About arms and human rights

Every day, civilians suffer the consequences of the accumulation, diversion, illicit transfer and misuse of arms. Armed conflicts are increasingly fought in highly populated areas, so many of those killed and injured by arms are civilians. When social, commercial, infrastructural, cultural, educational, religious and healthcare facilities are damaged, the effects have a long-term impact.

Arms initiate, sustain and exacerbate armed conflict and crime, and destabilize communities globally.

The term ‘arms’ covers the following:

  • Weapons, comprising small arms and light weapons and the seven main categories of major conventional weapons found in the United Nations Register of Conventional Arms:
    • battle tanks,
    • armoured combat vehicles,
    • large-calibre artillery systems,
    • combat aircraft and unmanned combat aerial vehicles,
    • attack helicopters,
    • warships and missiles,
    • missile launchers;
  • Ammunition/Munitions; and
  • Parts and components of weapons and ammunition/munitions.
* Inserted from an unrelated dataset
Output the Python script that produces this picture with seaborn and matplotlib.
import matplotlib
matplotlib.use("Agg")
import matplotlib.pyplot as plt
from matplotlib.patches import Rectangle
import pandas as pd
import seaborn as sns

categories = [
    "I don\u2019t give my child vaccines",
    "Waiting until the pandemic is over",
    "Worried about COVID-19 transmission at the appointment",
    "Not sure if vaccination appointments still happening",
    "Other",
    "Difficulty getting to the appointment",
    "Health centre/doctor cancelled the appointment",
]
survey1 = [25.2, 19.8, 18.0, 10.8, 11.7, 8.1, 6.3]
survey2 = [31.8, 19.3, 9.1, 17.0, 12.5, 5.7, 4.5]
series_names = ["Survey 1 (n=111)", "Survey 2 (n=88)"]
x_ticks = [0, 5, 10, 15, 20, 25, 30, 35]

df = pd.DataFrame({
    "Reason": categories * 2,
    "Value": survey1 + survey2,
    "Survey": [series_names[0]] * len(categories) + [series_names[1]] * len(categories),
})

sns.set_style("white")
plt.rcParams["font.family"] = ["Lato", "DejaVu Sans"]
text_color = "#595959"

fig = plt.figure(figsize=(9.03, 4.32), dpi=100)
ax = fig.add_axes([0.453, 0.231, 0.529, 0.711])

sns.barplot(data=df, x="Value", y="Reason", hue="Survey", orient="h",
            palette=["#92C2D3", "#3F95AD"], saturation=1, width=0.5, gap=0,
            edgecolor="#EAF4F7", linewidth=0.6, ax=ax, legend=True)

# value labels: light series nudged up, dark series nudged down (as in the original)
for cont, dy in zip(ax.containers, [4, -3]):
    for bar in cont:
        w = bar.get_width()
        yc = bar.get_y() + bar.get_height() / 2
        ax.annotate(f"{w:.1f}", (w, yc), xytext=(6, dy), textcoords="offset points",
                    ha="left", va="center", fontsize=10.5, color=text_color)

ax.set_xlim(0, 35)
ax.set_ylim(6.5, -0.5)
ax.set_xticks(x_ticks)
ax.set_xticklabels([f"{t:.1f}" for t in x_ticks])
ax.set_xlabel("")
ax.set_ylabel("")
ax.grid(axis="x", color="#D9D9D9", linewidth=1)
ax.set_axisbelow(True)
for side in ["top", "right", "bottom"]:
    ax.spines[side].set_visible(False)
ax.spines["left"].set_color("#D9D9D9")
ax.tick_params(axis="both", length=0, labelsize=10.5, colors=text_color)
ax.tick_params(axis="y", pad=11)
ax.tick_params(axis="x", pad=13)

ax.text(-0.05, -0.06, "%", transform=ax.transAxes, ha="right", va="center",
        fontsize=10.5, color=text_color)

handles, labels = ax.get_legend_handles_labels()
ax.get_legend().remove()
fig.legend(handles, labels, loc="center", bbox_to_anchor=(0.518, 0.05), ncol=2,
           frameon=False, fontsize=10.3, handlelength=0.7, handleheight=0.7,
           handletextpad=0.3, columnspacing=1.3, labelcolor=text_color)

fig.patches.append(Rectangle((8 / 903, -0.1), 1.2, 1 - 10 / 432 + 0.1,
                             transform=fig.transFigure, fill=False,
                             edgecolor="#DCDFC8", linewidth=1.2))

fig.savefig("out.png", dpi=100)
All States have obligations under international human rights law applicable to transfers of conventional arms. These obligations apply to any state with jurisdiction over a transfer of conventional arms, and cover the export, import, transit, trans-shipment, brokerage and licensed production of conventional arms.

To create a more responsible trade in conventional arms and ammunition, decisions on transfer authorizations based on international human rights obligations should be viewed primarily as a means to prevent serious human rights violations. The decision-making process should occur within a ‘preventative approach’ framework, with the aim of preventing arms transfers where there is a risk that a particular group will use those arms for serious violations of human rights.

Our work on arms and human rights

The Human Rights Council regularly addresses the impact of arms transfers and civilian acquisition, possession and use of firearms on human rights. It focuses on the impact of arms on the enjoyment of human rights and promotes efforts to protect those rights more effectively.

The United Nations Coordinating Action on Small Arms (CASA) is the UN system-wide internal-agency coordination mechanism on small arms, the arms trade, ammunition and armed violence issues.

UN Human Rights seeks to support Sustainable Development Goal 16, in particular the goals of reducing violence, and significantly reducing illicit financial and arms flows by 2030.